Statins’ success may be fuelling obesity crisis by discouraging patients from losing weight, experts say
- Around eight million Britons are taking statins to lower their cholesterol
- The effective protection against heart attacks may distract from losing weight
- This leaves them vulnerable to heart failure, fatty liver disease and arthritis
Statins and blood pressure tablets may be fuelling obesity because they work so well some patients may no longer try to lose weight, experts warn.
Around eight million Britons take statins to lower their cholesterol, and up to nine million are on medications to lower blood pressure.
But the protection against heart attacks and strokes offered by the pills may distract people from taking steps to tackle their expanding waistlines, a provocative article in a medical journal argues.
Statins and blood pressure tablets can offer decades of longer life.
But those living longer while overweight because of such medications are at greater risk of a long list of obesity-linked illnesses such as heart failure, fatty liver disease and arthritis.
Statins and blood pressure tablets may be fuelling obesity because they work so well some patients may no longer try to lose weight, experts warn (file image)
The opinion piece in The Lancet Diabetes & Endocrinology claims modern treatments mean many illnesses are ‘not feared as before’.
Lead author Naveed Sattar, professor of metabolic medicine at the University of Glasgow, said: ‘Better treatments like statins and blood pressure tablets… are indirectly helping to fuel the obesity crisis.
‘It is a brilliant success that people are being kept alive for longer, so that someone who might have died at 60 from a stroke or heart attack is living until the age of 75.
‘But if weight is not discussed, that person could end up with multiple health problems linked partly to being overweight and on dozens of different drugs.’
But the protection against heart attacks and strokes offered by the pills may distract people from taking steps to tackle their expanding waistlines (file image)

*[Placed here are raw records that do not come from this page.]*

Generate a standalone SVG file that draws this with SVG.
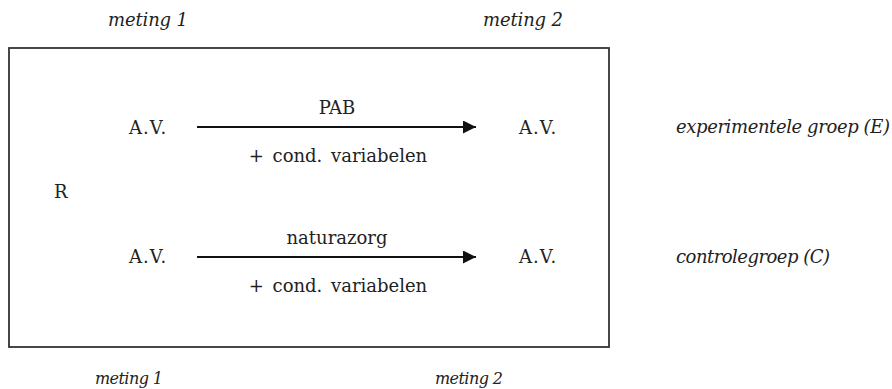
<svg xmlns="http://www.w3.org/2000/svg" width="892" height="389" viewBox="0 0 892 389">
  <defs>
    <style>
      text { font-family: "DejaVu Serif", "Liberation Serif", serif; font-size: 18px; fill: #222; }
      .it { font-style: italic; }
      .small { font-size: 16px; }
      .mid { text-anchor: middle; }
      .av { letter-spacing: 1px; }
      .cond { word-spacing: 3px; }
      .frame { fill: none; stroke: #333; stroke-width: 1.8; }
      .conn { stroke: #111; stroke-width: 2; fill: none; }
    </style>
    <marker id="head" markerWidth="13" markerHeight="13" refX="13" refY="6.5" orient="auto" markerUnits="userSpaceOnUse">
      <path d="M0,0 L13,6.5 L0,13 Z" fill="#111"/>
    </marker>
  </defs>

  <!-- measurement headings -->
  <g id="heading-top">
    <text class="it" x="108" y="26" textLength="80">meting 1</text>
    <text class="it" x="483" y="26" textLength="80">meting 2</text>
  </g>
  <g id="heading-bottom">
    <text class="it small" x="95" y="384" textLength="68">meting 1</text>
    <text class="it small" x="435" y="384" textLength="68">meting 2</text>
  </g>

  <!-- design frame -->
  <rect id="frame" class="frame" x="9" y="48" width="600" height="299"/>

  <g id="randomisation">
    <text x="54" y="198">R</text>
  </g>

  <!-- experimental group -->
  <g id="exp-pre"><text class="av" x="129" y="134">A.V.</text></g>
  <g id="exp-post"><text class="av" x="519" y="134">A.V.</text></g>
  <g id="exp-label"><text class="it" x="676" y="133" textLength="214">experimentele groep (E)</text></g>

  <!-- control group -->
  <g id="ctl-pre"><text class="av" x="129" y="263">A.V.</text></g>
  <g id="ctl-post"><text class="av" x="519" y="263">A.V.</text></g>
  <g id="ctl-label"><text class="it" x="676" y="263" textLength="154">controlegroep (C)</text></g>

  <!-- connectors -->
  <g id="connectors">
    <g id="exp-arrow">
      <line class="conn" x1="197" y1="127" x2="476" y2="127" marker-end="url(#head)"/>
      <text class="mid" x="337" y="114">PAB</text>
      <text class="mid cond" x="338" y="162">+ cond. variabelen</text>
    </g>
    <g id="ctl-arrow">
      <line class="conn" x1="197" y1="257" x2="476" y2="257" marker-end="url(#head)"/>
      <text class="mid" x="337" y="244">naturazorg</text>
      <text class="mid cond" x="338" y="292">+ cond. variabelen</text>
    </g>
  </g>
</svg>
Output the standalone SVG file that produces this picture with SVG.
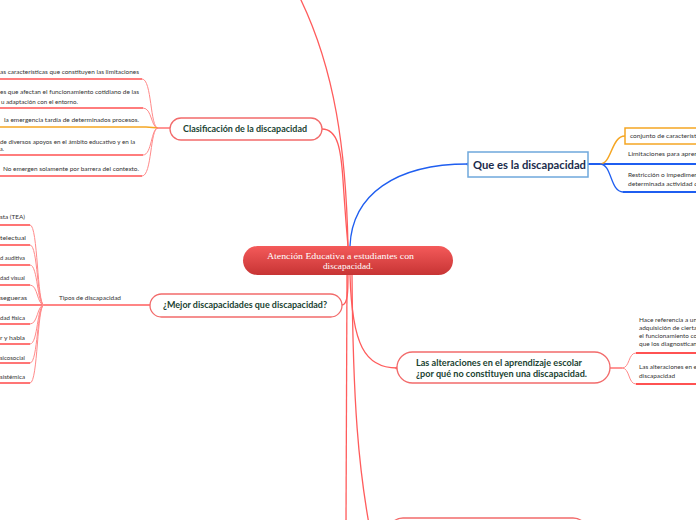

In the past 40 to 50 years, people in high-income countries such as the UK have become an average of 10kg (1st 8lb) heavier, with around two-thirds of adults in this country now overweight or obese.
Evidence suggests someone with a BMI above 30, who is classified as obese, has 12 times the risk of suffering from multiple health conditions compared with those of a healthy weight.
Professor Sattar added: ‘When someone is put on blood pressure pills, that is the perfect window to think about their lifestyle. But healthcare providers rarely discuss this. We need better health policies to prevent obesity.’
Dr Sonya Babu-Narayan, a consultant cardiologist and associate medical director at the British Heart Foundation, said: ‘Decades of research have shown statins and blood pressure-lowering drugs save lives.
If these have been recommended by your doctor, it’s vital that you keep taking them.’